U.S. Pat. No. 4,568,255 (1986) to Lavender et al. discloses a peristaltic pump having a single cam, mounted between rotor and pump arms. The position of both pump arms may be simultaneously adjusted by manually rotating the cam via an attached knob.
U.S. Pat. No. 3,885,894 (1975) to Sikes discloses a peristaltic pump in which the roller elements are spring biased toward the raceway walls. The roller elements are, simultaneously, limited with respect to how close they may approach the race way walls. An adjustable stop sets a predetermined minimum gap between the race way walls and the roller elements. The Sikes ('894) invention allow the roller elements to self-adjust, to the extent of the preset minimum gap, to tubing variations.
Further prior art patents of interest that teach various means of adjusting roller position and, therefore, tubing occlusion in peristaltic pumps include: U.S. Pat. No. 315,667 (1885) to Serdinko in which roller position is adjusted by thumb screws. U.S. Pat. No. 460,944 (1891) to Burson in which roller position is adjusted via a gear wheel. U.S. Pat. No. 487,136 (1892) to Truax in which roller position is adjusted by turning a disc which engages the roller arms. U.S. Pat. No. 3,079,868 (1963) to Ormsby in which roller position may be adjusted by turning a screw which then engages a compression spring which then directs the roller towards the race way wall. U.S. Pat. No. 3,787,148 (1974) to Kopf in which rollers are drawn inward away from the tubing, when a slot cam is rotated clockwise.
The following prior art peristaltic pump improvements may also be of interest:
U.S. Pat. No. 5,052,900 (1991) to Austin discloses a pressure relief valve for positive pressure pumps, such as peristaltic pumps. The valve comprises a piece of bypass tubing connecting the outlet end of a tubing loop to the inlet end. A pressure limiting device is centered on the bypass tubing. The pressure limiting means consists of two bars placed on opposing sides of the bypass tubing and connected at their ends by elastic bands. When the bypass tubing contains enough fluid to exert sufficient pressure, the bars are displaced away from each other allowing the fluid to flow from the outlet to the inlet region of the tubing.
U.S. Pat. No. 4,650,471 (1987) to Tamari discloses a flow regulating device for a peristaltic pump that comprises an outer tube that surrounds the inner flexible fluid containing tube, thereby forming a chamber. The outer tube contains at least two access ports communicating with the inner chamber. Pressure gauges, occlusion regulating devices, alarm systems and other such devices can be attached to the access ports.
The present invention offers many advantages over the prior art.
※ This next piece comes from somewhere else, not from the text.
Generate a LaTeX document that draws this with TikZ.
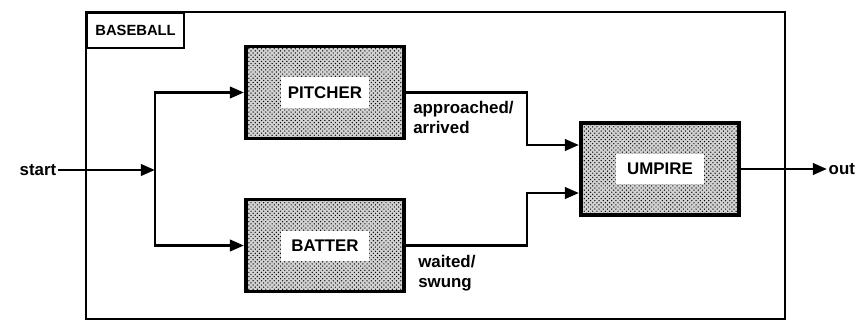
\documentclass[tikz,border=0pt]{standalone}
\usepackage{fontspec}
\setmainfont{Liberation Sans}
\usetikzlibrary{arrows.meta,patterns}

\begin{document}
\begin{tikzpicture}[x=0.025cm,y=-0.025cm,>={Triangle[length=10pt,width=8pt]},
  every node/.style={font=\fontsize{12}{14.5}\selectfont\bfseries},
  wire/.style={line width=2.1pt},
  block/.style={draw,line width=2.8pt,preaction={fill=gray!35},pattern=crosshatch dots,minimum width=3.95cm,minimum height=2.3cm,inner sep=0pt,
    label={[fill=white,minimum width=2.2cm,minimum height=0.75cm,inner sep=0pt]center:#1}},
  tag/.style={align=left,anchor=north west,inner sep=0pt}]
\useasboundingbox (0,0) rectangle (859,323);
% outer frame and its title
\draw[line width=1.9pt] (86,12) rectangle (785,319);
\node[draw,line width=1.5pt,anchor=north west,minimum width=2.425cm,minimum height=0.875cm,inner sep=0pt,font=\fontsize{10.5}{12}\selectfont\bfseries] (title) at (86,12) {BASEBALL};
% the three blocks
\node[block=PITCHER] (pitcher) at (325,92.5) {};
\node[block=BATTER] (batter) at (325,245.5) {};
\node[block=UMPIRE] (umpire) at (660,169) {};
% ends
\node[anchor=east,inner sep=1pt] (start) at (58,170) {start};
\node[anchor=west,inner sep=1pt] (out) at (827,169) {out};
\coordinate (split) at (155,170); \coordinate (bendP) at (527,92.5); \coordinate (bendB) at (527,245.5);
% connectors
\draw[wire,->] (start) -- (split);
\draw[wire,->] (split) |- (pitcher.west); \draw[wire,->] (split) |- (batter.west);
\draw[wire,->] (pitcher.east) -- (bendP) |- ([yshift=0.6cm]umpire.west);
\draw[wire,->] (batter.east) -- (bendB) |- ([yshift=-0.6cm]umpire.west);
\draw[wire,->] (umpire.east) -- (out.west);
% transition labels
\node[tag] (pitchlbl) at (413,101) {approached/\\arrived};
\node[tag] (batlbl) at (418,255) {waited/\\swung};
\end{tikzpicture}
\end{document}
Many prior art occlusion detectors may only detect and adjust occlusion at the outset of a procedure, but not while the peristaltic pump is in motion. This is a problem because often during the course of a procedure the shape of the tubing distorts; therefore, a degree of occlusion set at the outset of a procedure will under or over occlude the distorted tubing during the course of a procedure. Additionally, the degree of occlusion may not be changed at will in prior art pumps during the course of a procedure.
Furthermore, many prior art pumps require lengthy set up times. In prior art pumps lacking retractable rollers, it is difficult to load the tubing into the pump raceway during pump set up. Additionally, many prior art pumps require extra tubing to set the desired degree of occlusion at the outset of the procedure.